Regulation not in place

Currently, there are no statutory requirements that pertain directly to indoor air quality. No regulations have been developed in the EU to cater specifically for indoor air quality due to the complexity of the issue and the fact that there are many interacting factors that need to be considered. Thus, it is relevant to note that health-based indoor air quality guidelines for several pollutants, including benzene, carbon monoxide, nitrogen dioxide, polycyclic aromatic hydrocarbons and radon, have been issued by the WHO (2010). For public buildings, for example schools, there is legislation with respect to ventilation and CO2 build-up.
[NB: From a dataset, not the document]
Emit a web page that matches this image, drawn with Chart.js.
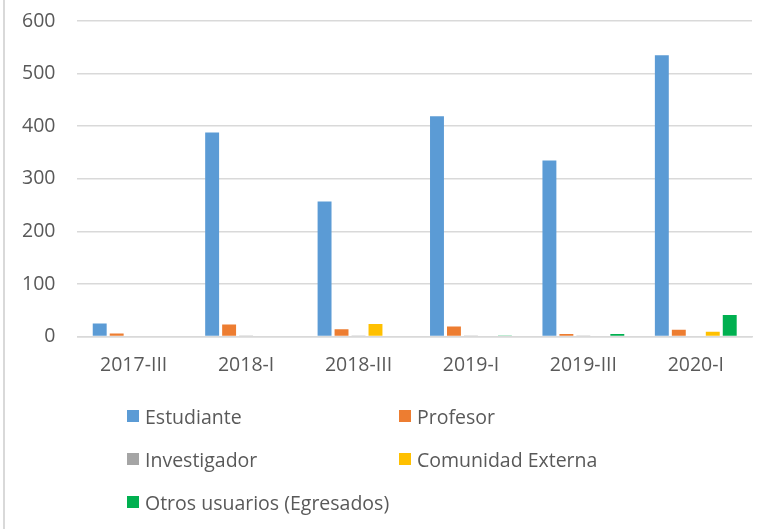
<!DOCTYPE html>
<html>
<head>
<meta charset="utf-8">
<script src="https://cdn.jsdelivr.net/npm/chart.js@4"></script>
<style>
  html, body { margin: 0; padding: 0; background: #fff; }
  #wrap { position: relative; width: 764px; height: 529px; overflow: hidden; }
  #edge { position: absolute; left: 3px; top: 0; width: 1.5px; height: 529px; background: #d9d9d9; }
  #legend { position: absolute; left: 0; top: 0; width: 764px; height: 529px; pointer-events: none;
            font-family: "Open Sans", sans-serif; font-size: 19.5px; color: #595959; }
  .item { position: absolute; display: flex; align-items: center; white-space: nowrap; }
  .box { width: 12px; height: 12px; margin-right: 6px; }
</style>
</head>
<body>
<div id="wrap">
  <canvas id="c" width="764" height="529"></canvas>
  <div id="edge"></div>
  <div id="legend"></div>
</div>
<script>
const categories = ["2017-III", "2018-I", "2018-III", "2019-I", "2019-III", "2020-I"];
const seriesNames = ["Estudiante", "Profesor", "Investigador", "Comunidad Externa", "Otros usuarios (Egresados)"];
const estudiante = [25, 388, 257, 419, 335, 535];
const profesor = [6, 23, 14, 19, 5, 13];
const investigador = [0, 1, 1, 1, 1, 0];
const comunidadExterna = [0, 0, 24, 0, 0, 9];
const otrosUsuarios = [0, 0, 0, 1, 5, 41];
const yTicks = [0, 100, 200, 300, 400, 500, 600];
const colors = ["#5B9BD5", "#ED7D31", "#A5A5A5", "#FFC000", "#00B050"];

const seriesValues = [estudiante, profesor, investigador, comunidadExterna, otrosUsuarios];
const textColor = "#595959";
const font = { family: "'Open Sans', sans-serif", size: 19.5 };

const chart = new Chart(document.getElementById("c"), {
  type: "bar",
  data: {
    labels: categories,
    datasets: seriesNames.map((n, i) => ({
      label: n,
      data: seriesValues[i],
      backgroundColor: colors[i],
      borderWidth: 0,
      categoryPercentage: 0.755,
      barPercentage: 0.82
    }))
  },
  options: {
    responsive: false,
    animation: false,
    layout: { padding: { left: 0, right: 12, top: 21, bottom: 135 } },
    plugins: { legend: { display: false }, tooltip: { enabled: false } },
    scales: {
      x: {
        grid: { display: false, drawTicks: false },
        border: { display: true, color: "#d9d9d9", width: 1.5 },
        ticks: { color: textColor, font: font, padding: 17, maxRotation: 0 }
      },
      y: {
        min: 0, max: 600,
        afterBuildTicks: (axis) => { axis.ticks = yTicks.map(v => ({ value: v })); },
        afterFit: (scale) => { scale.paddingTop = 0; },
        grid: { color: "#d9d9d9", lineWidth: 1.5, drawTicks: false },
        border: { display: false },
        ticks: { color: textColor, font: font, padding: 22 }
      }
    }
  }
});

// HTML legend built from datasets, two columns
const legend = document.getElementById("legend");
const colX = [127, 399];
const rowY = [404, 447, 490];
chart.data.datasets.forEach((ds, i) => {
  const el = document.createElement("div");
  el.className = "item";
  el.style.left = colX[i % 2] + "px";
  el.style.top = rowY[Math.floor(i / 2)] + "px";
  el.style.height = "24px";
  const b = document.createElement("div");
  b.className = "box";
  b.style.background = ds.backgroundColor;
  const t = document.createElement("span");
  t.textContent = ds.label;
  el.appendChild(b); el.appendChild(t);
  legend.appendChild(el);
});
</script>
</body>
</html>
Still, the risk management by the public authorities is difficult, because sufficient knowledge to make a proper risk assessment is only available for a few factors, i.e. radon, tobacco smoke and asbestos (WHO 2009; EEA 2013).

Due to the complexity of indoor pollution sources, health effects pathways, and the multitude of parties responsible for generating and controlling indoor air pollution, measures to improve indoor air quality need to be part of a comprehensive management strategy as well as new regulation on design and maintenance of office buildings should address indoor climate aspects.